L’hyperbole et l’exagération sont souvent présentes dans ses écrits :

"L’amour n’ayant depuis toujours fait qu’un avec l’âme

C’est mon propre amour qui me fait me surpasser"

Mossibatnâmeh

Il se compare parfois à un idolâtre et considère sa poésie comme une idole :

" De ta vie, si chère, pourquoi n’as-tu fait que des paroles

Quand te mettras- tu enfin à l’ouvrage ?

Ton idole est la poésie et je ne te vois rien faire d’autre que l’idolâtrer

Ton éloignement a commencé par la poésie : ton idole

Celle même qui t’a éloignée de Dieu

Autant d’idoles j’ai brisé

Face à ma poésie je reste un idolâtre".

Dans ses écrits Attâr évoque également la particularité et l’indépendance de sa poésie :

" Dieu merci, je ne fais pas partie d’une cour et grâce à cela ne reçoit aucune injure

Comment aimer tel ou tel ignoble et lui attribuer le nom de Dieu

Jamais je n’ai été nourri par un tyran et aucun éloge je n’ai fait en son nom".

Plus loin, il affirme également :

"Si tu es heureux et penses qu’Attâr raconte des histoires

Eh bien pour toi, mieux vaut rester endormi…

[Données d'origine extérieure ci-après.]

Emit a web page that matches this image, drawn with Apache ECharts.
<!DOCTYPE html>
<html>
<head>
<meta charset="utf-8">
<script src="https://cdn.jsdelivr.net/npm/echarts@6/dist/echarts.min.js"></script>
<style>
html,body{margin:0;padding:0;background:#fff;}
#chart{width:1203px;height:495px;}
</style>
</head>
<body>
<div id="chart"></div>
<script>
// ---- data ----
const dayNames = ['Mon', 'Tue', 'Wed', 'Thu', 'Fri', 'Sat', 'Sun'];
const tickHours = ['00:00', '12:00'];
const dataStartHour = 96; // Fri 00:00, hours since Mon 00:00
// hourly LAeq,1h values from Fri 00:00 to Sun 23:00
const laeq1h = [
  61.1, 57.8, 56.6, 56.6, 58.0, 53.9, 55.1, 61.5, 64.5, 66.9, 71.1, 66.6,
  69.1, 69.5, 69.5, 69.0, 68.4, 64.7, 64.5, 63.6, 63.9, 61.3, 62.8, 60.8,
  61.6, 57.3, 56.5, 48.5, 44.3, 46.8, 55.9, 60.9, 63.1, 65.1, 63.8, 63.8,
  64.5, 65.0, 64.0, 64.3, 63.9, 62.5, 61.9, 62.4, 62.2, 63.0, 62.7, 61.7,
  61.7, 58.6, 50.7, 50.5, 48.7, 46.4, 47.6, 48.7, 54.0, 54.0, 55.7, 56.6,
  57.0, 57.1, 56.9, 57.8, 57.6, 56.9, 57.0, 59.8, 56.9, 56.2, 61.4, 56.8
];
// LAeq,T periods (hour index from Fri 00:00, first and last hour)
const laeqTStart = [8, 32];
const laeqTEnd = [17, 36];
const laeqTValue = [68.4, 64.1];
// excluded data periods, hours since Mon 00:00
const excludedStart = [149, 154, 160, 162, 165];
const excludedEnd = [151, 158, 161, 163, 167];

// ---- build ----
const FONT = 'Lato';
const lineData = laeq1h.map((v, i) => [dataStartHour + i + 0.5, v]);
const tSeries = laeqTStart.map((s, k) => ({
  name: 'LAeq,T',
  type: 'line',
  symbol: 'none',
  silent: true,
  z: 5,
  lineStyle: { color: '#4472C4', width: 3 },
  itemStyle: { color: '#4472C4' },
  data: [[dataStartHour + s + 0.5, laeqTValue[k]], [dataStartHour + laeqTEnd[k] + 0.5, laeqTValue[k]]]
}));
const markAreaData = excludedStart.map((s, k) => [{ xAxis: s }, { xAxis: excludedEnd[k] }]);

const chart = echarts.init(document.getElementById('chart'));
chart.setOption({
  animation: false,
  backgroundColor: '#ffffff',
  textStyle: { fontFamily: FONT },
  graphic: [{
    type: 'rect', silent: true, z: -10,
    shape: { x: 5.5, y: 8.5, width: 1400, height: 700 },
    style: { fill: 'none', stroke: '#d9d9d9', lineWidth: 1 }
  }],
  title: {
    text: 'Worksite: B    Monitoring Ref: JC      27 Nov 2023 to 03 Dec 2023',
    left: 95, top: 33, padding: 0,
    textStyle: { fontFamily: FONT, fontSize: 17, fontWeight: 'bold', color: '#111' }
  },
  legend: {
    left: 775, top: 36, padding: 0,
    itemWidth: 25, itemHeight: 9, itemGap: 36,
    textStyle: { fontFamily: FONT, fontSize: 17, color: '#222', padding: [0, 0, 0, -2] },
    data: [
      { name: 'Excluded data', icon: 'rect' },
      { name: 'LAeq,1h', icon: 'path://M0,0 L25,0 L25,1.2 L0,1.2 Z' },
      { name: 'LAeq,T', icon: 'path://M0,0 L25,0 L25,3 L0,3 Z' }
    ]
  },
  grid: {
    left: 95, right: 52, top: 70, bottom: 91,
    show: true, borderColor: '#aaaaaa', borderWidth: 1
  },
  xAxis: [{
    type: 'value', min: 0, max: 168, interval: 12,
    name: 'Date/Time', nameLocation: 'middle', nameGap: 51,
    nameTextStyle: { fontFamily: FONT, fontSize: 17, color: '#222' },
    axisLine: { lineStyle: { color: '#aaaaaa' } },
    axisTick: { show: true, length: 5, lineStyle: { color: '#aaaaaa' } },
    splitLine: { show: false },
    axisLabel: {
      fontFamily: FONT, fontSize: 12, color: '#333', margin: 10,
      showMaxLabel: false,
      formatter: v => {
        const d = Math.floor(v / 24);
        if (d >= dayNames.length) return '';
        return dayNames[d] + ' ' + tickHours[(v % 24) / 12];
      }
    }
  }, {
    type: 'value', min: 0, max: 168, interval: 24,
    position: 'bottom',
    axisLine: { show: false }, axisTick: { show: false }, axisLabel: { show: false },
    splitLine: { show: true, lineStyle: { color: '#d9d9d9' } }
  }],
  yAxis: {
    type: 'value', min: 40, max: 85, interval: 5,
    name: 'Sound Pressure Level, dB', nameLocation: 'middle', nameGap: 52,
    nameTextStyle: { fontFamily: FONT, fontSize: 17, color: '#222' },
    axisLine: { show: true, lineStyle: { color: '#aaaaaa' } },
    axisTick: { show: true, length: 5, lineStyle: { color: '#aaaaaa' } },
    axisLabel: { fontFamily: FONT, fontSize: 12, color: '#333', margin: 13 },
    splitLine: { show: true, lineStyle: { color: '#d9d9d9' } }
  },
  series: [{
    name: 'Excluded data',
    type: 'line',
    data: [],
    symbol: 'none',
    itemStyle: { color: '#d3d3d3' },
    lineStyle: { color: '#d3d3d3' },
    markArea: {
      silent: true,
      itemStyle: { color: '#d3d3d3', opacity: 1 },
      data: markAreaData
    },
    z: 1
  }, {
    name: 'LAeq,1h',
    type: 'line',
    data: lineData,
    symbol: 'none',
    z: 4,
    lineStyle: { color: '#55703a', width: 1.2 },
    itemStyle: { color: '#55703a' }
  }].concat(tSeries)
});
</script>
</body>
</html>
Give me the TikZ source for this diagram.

En ce monde, n’ayant vu aucun confident,

Je ne me suis confié qu’à ma propre poésie

Si de secrets tu es en quête

Il faut pour cela te sacrifier

C’est parce que j’ai tant enduré pour ce poème

Que mes vers en ont saigné"

De nombreux mystiques et professeurs ont étudié et médité ses poèmes, et notamment le chercheur Badiozzamân Forouzânfar. Entres autres ouvrages critiques, on peut citer le fameux Etude et critiques des œuvres de Sheîkh Faridoddin Mohammad Attâr Neyshabouri. Cette étude analyse de façon approfondie certaines grandes œuvres de Attâr dont Ellâhinâmeh, Mantegh’ot-teyr, ou encore Mossibatnâmeh.